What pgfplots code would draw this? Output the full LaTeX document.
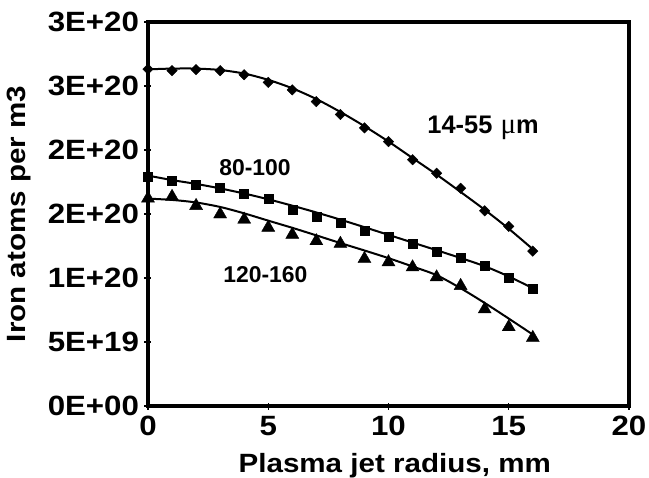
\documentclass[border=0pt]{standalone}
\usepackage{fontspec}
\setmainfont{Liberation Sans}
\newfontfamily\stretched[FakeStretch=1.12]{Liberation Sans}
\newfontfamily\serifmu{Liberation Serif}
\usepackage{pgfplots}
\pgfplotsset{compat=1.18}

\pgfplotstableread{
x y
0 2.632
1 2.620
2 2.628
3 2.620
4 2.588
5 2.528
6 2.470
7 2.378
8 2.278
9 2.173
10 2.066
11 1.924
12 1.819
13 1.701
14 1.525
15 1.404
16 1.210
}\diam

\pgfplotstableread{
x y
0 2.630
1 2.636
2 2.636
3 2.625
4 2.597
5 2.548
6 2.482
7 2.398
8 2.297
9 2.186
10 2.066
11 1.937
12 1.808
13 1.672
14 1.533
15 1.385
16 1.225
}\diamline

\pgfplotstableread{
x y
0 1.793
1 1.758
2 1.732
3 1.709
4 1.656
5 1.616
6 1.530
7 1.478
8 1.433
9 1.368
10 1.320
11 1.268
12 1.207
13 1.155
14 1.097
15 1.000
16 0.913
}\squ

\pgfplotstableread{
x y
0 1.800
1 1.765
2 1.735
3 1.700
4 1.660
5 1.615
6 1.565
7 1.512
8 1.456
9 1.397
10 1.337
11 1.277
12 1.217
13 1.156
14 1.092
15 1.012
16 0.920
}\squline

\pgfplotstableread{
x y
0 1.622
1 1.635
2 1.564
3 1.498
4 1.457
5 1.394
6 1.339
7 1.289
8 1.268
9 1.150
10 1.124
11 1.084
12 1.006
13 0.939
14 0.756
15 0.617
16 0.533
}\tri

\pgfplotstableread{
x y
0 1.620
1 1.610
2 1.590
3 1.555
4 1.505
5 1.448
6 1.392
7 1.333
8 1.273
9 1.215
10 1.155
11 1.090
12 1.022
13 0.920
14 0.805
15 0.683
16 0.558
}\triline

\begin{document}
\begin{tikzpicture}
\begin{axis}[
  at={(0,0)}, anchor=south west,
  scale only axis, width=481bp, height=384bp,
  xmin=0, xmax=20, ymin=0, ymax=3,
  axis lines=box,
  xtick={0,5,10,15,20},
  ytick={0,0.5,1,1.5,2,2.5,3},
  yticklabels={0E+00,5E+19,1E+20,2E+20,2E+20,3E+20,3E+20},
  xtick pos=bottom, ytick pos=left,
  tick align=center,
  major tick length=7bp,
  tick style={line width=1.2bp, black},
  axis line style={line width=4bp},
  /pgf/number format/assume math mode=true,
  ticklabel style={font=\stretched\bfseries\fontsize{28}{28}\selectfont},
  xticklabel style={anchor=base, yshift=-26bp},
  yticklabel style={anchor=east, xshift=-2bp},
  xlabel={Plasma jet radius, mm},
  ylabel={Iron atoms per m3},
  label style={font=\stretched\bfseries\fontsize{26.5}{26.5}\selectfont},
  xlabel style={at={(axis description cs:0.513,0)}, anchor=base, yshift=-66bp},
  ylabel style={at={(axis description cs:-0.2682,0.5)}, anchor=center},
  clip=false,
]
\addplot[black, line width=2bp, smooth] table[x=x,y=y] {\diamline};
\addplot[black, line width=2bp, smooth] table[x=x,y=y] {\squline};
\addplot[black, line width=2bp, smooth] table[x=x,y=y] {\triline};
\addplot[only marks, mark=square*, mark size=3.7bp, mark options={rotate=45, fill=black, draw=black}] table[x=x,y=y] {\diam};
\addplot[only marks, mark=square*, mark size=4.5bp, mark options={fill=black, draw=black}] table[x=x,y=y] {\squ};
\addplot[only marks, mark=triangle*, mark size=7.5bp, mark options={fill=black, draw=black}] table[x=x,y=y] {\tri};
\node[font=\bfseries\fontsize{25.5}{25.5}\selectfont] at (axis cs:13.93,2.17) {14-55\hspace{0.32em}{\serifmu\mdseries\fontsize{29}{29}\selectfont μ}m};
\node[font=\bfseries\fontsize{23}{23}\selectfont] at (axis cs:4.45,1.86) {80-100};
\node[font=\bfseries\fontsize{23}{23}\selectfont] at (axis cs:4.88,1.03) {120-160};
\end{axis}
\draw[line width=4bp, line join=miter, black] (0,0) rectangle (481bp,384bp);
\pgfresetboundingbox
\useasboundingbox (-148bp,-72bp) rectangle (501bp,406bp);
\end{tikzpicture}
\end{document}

* * * * * * * * *

EXERCISE DESCRIPTION » Where a line of the data holds "draw", show that line.

SOLUTION FOR THIS PROBLEM »
What pgfplots code would draw this? Output the full LaTeX document.
\addplot[only marks, mark=square*, mark size=3.7bp, mark options={rotate=45, fill=black, draw=black}] table[x=x,y=y] {\diam};
\addplot[only marks, mark=square*, mark size=4.5bp, mark options={fill=black, draw=black}] table[x=x,y=y] {\squ};
\addplot[only marks, mark=triangle*, mark size=7.5bp, mark options={fill=black, draw=black}] table[x=x,y=y] {\tri};
\draw[line width=4bp, line join=miter, black] (0,0) rectangle (481bp,384bp);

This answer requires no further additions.